Is Your Restaurant Accessible For The Visually Impaired?

Eating out is an experience that improves an individual’s mood, according to science. But for the 12 million people in the U.S. with a visual impairment, it can be a difficult experience. Just 19% of people feel that restaurants are suitably accessible. Here's how to improve your restaurant's accessibility so that visually impaired diners can easily dine with you.

Train staff

Waiters and waitresses may rush to help a visually impaired person to their seat. But this can affect their independence. If the diner needs help, they'll ask for it, so make sure you train your staff to hold back. It's important that staff think about things that may shock the individual. For example, removing their plate and glass without prior warning can be alarming when the person can't see you. Teach your staff to give prior warning and there won't be any problems.

The entrance & exit

Many studies have highlighted problems with a lack of accessibility in and around public buildings. The risk of the visually impaired falling is 1.7 times higher than among the general population, which is why your restaurant needs to be as accessible and as safe as possible. Steps in and out of the building can be tricky for the visually impaired to use. Installing a ramp outside your building, as well as railings and grab bars, are more suitable choices. The garden and entrance of your building can also be landscaped in an accessible fashion.
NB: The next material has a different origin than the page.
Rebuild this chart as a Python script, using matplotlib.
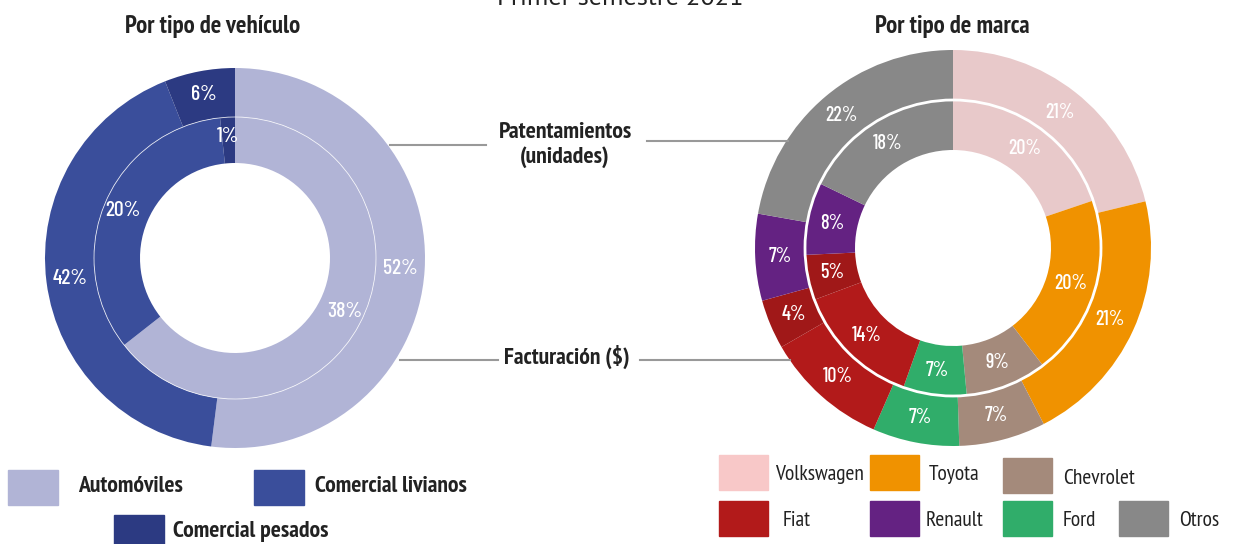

One way to achieve this is by laying a flat, smooth surface, and by putting up large, easy-to-read (textured) signs that clearly point out your business name and where the entrance and exit are located.

Accessible menu

90% of published material isn’t accessible to people with visual impairments, according to the World Blind Reunion. As a result, diners with visual impairments often have restaurant menus read aloud to them, so they can place their order. But this is time-consuming and costly for businesses, and may be embarrassing for the individual. Have a variety of menus available, including large print and braille, so the diner can view and order in their own time. It’s also worth getting your menu added to the Tappy Menu app as it uses accessibility features, such as a voice-over, to give visually impaired diners full access to menus at their own leisure.

People with visual impairments deserve to be able to dine out and sample delicious food. Make your business suitably accessible and welcoming, and they're sure to return to your establishment over and over again.